As mentioned above, Jefferson was convicted of conspiracy, but what conspiracy was unclear as the indictment charged conspiracy to solicit bribes, to commit honest services wire fraud, and to violate the FCPA.

Problem is, the jury was instructed that to convict it only needed to find Jefferson guilty on two out of three of those counts.

In announcing the jury verdict, the court did not specify which counts the jury agreed on … the jury may have concluded that Jefferson conspired to violate the FCPA or it may have not. (See here for my prior post). See here for what others have said.

This uncertainty / ambiguity, it would seem, matters little to the DOJ as its sentencing memorandum in the Jefferson case says that “… as egregious and illegal as [Jefferson’s] bribe solicitations were, Congressman Jefferson further compounded his criminal culpability by conspiring with others to pay a bribe to the then-sitting Vice President of Nigeria.” (p. 6).

Given the above, this statement would seem to be a bit of a stretch based on the jury’s verdict.

Sure, the DOJ sentencing memorandum mentions the jury’s verdict on this issue, but it relegates the verdict to a mere footnote. Here is the footnote in its entirety:

“The government recognizes that the jury returned a verdict of “not guilty” to the charge contained in Count 11 of the indictment, a substantive violation of the Foreign Corrupt Practices Act. The government believes that the jury found Congressman Jefferson not guilty on Count 11, at least in part, because he ultimately failed to deliver the $100,000.00 in cash to the Nigerian Vice President before the Vice President departed the United States on July 31, 2005. However, the evidence fully supports the proposition that the jury, nevertheless, found that the defendant conspired to bribe the Vice President of Nigeria, an object of the conspiracy charged in Count 1, a count on which the jury returned a guilty verdict. Such a verdict would not require proof of the actual delivery of the cash to the Vice President (front end) or actual payment of the percentage of the proceeds of the joint venture (back end). The government believes that the evidence supports such a split finding by the jury as to Counts 1 and 11. Although delivery of the cash to the Vice President of Nigeria was not a legal pre-requisite to finding Congressman Jefferson guilty of Count 11, it offers a compelling explanation for the jury’s split verdict. Finally, the government recognizes that such a split verdict can never be completely confirmed because the conspiracy charged in Count 1 contained three objects, one of them being the charge related to the bribe of the Vice President of Nigeria. The verdict form completed by the jury on August 5, 2009 did not require the jury to delineate which, if not all, of the objects charged in the conspiracy in Count 1 were found to have been proved, only that at least one of the objects was proven by the government beyond a reasonable doubt.”

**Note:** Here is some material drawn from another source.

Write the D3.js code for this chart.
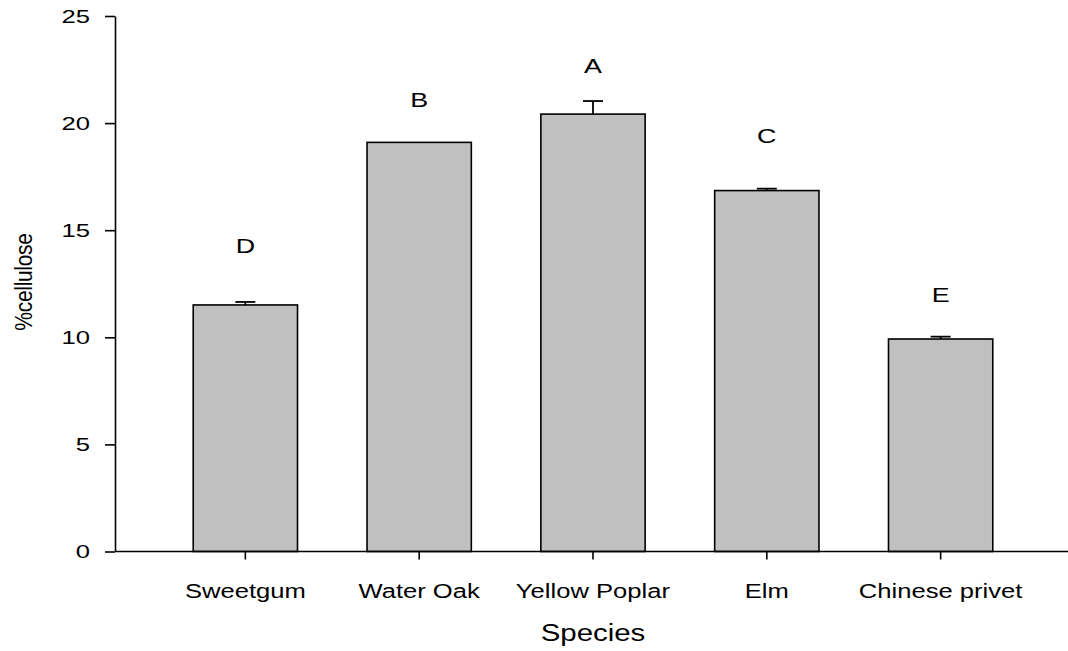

As if relegating a jury verdict to a footnote is not unsettling enough, yesterday Assistant Attorney General Breuer in his speech (see here for the post) was so bold as to say this:

“In the past few months, we have the completed the trials of the Greens in California, of Mr. Bourke in New York and of former Congressman William Jefferson in Virginia. In each of these cases, individuals were found guilty of FCPA violations and face jail time.”